OBJECTIVE – Images should be left out, and everything else in the listing reproduced exactly.

-- start --

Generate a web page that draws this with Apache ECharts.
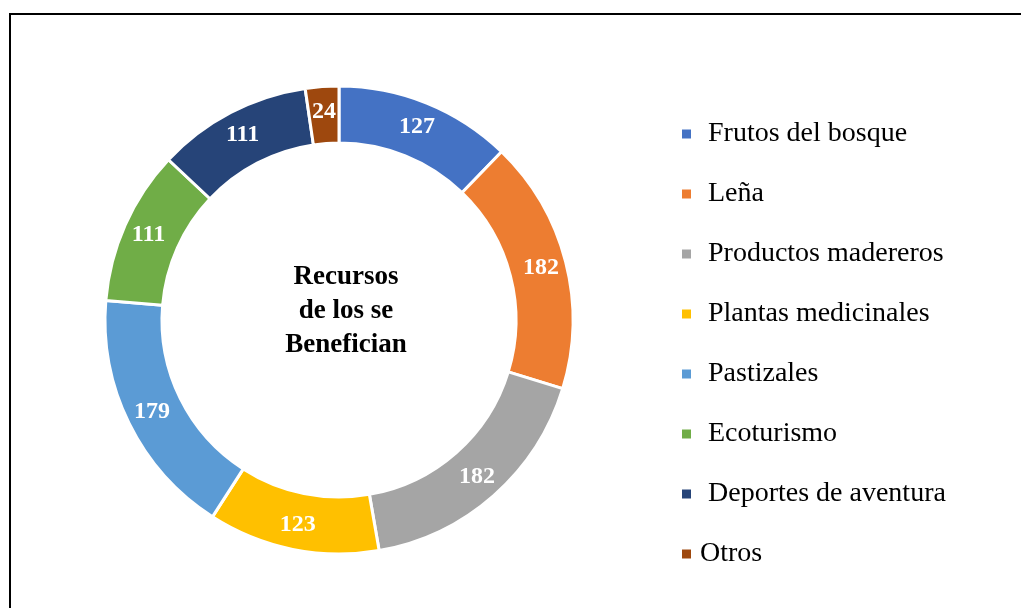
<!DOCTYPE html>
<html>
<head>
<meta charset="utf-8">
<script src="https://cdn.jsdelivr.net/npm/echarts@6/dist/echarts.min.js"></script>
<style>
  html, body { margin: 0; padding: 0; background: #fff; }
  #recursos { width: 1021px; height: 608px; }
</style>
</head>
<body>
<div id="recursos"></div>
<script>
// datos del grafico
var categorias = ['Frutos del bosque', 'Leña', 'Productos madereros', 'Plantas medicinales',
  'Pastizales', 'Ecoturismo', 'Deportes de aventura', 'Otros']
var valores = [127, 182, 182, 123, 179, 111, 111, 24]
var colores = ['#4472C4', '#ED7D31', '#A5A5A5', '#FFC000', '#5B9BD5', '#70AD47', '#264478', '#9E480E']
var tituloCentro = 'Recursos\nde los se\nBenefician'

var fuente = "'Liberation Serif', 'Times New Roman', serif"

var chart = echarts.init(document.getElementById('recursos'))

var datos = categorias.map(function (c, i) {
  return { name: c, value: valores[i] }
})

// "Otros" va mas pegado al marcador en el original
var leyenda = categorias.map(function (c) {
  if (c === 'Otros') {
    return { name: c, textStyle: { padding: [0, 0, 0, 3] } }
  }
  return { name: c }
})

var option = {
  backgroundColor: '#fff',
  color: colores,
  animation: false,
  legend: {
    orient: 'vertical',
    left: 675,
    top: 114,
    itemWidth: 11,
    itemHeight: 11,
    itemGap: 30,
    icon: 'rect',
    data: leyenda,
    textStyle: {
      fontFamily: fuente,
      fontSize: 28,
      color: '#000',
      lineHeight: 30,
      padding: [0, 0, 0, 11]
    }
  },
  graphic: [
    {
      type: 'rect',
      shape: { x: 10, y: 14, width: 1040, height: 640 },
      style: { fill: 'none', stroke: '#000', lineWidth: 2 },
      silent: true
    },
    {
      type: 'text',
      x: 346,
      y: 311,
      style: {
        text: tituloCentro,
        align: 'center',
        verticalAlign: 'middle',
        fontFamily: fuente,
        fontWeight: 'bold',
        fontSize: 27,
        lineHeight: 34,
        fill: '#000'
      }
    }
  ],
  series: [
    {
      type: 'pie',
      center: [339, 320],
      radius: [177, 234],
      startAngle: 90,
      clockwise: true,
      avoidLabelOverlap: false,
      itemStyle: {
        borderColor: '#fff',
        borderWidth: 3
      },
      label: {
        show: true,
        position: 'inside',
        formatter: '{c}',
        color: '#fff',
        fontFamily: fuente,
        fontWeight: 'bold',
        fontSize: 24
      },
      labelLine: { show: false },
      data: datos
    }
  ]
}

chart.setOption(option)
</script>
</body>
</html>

-- end --

EXPECTED ANSWER –
Generate a web page that draws this with Apache ECharts.
<!DOCTYPE html>
<html>
<head>
<meta charset="utf-8">
<script src="https://cdn.jsdelivr.net/npm/echarts@6/dist/echarts.min.js"></script>
<style>
  html, body { margin: 0; padding: 0; background: #fff; }
  #recursos { width: 1021px; height: 608px; }
</style>
</head>
<body>
<div id="recursos"></div>
<script>
// datos del grafico
var categorias = ['Frutos del bosque', 'Leña', 'Productos madereros', 'Plantas medicinales',
  'Pastizales', 'Ecoturismo', 'Deportes de aventura', 'Otros']
var valores = [127, 182, 182, 123, 179, 111, 111, 24]
var colores = ['#4472C4', '#ED7D31', '#A5A5A5', '#FFC000', '#5B9BD5', '#70AD47', '#264478', '#9E480E']
var tituloCentro = 'Recursos\nde los se\nBenefician'

var fuente = "'Liberation Serif', 'Times New Roman', serif"

var chart = echarts.init(document.getElementById('recursos'))

var datos = categorias.map(function (c, i) {
  return { name: c, value: valores[i] }
})

// "Otros" va mas pegado al marcador en el original
var leyenda = categorias.map(function (c) {
  if (c === 'Otros') {
    return { name: c, textStyle: { padding: [0, 0, 0, 3] } }
  }
  return { name: c }
})

var option = {
  backgroundColor: '#fff',
  color: colores,
  animation: false,
  legend: {
    orient: 'vertical',
    left: 675,
    top: 114,
    itemWidth: 11,
    itemHeight: 11,
    itemGap: 30,
    icon: 'rect',
    data: leyenda,
    textStyle: {
      fontFamily: fuente,
      fontSize: 28,
      color: '#000',
      lineHeight: 30,
      padding: [0, 0, 0, 11]
    }
  },
  graphic: [
    {
      type: 'rect',
      shape: { x: 10, y: 14, width: 1040, height: 640 },
      style: { fill: 'none', stroke: '#000', lineWidth: 2 },
      silent: true
    },
    {
      type: 'text',
      x: 346,
      y: 311,
      style: {
        text: tituloCentro,
        align: 'center',
        verticalAlign: 'middle',
        fontFamily: fuente,
        fontWeight: 'bold',
        fontSize: 27,
        lineHeight: 34,
        fill: '#000'
      }
    }
  ],
  series: [
    {
      type: 'pie',
      center: [339, 320],
      radius: [177, 234],
      startAngle: 90,
      clockwise: true,
      avoidLabelOverlap: false,
      itemStyle: {
        borderColor: '#fff',
        borderWidth: 3
      },
      label: {
        show: true,
        position: 'inside',
        formatter: '{c}',
        color: '#fff',
        fontFamily: fuente,
        fontWeight: 'bold',
        fontSize: 24
      },
      labelLine: { show: false },
      data: datos
    }
  ]
}

chart.setOption(option)
</script>
</body>
</html>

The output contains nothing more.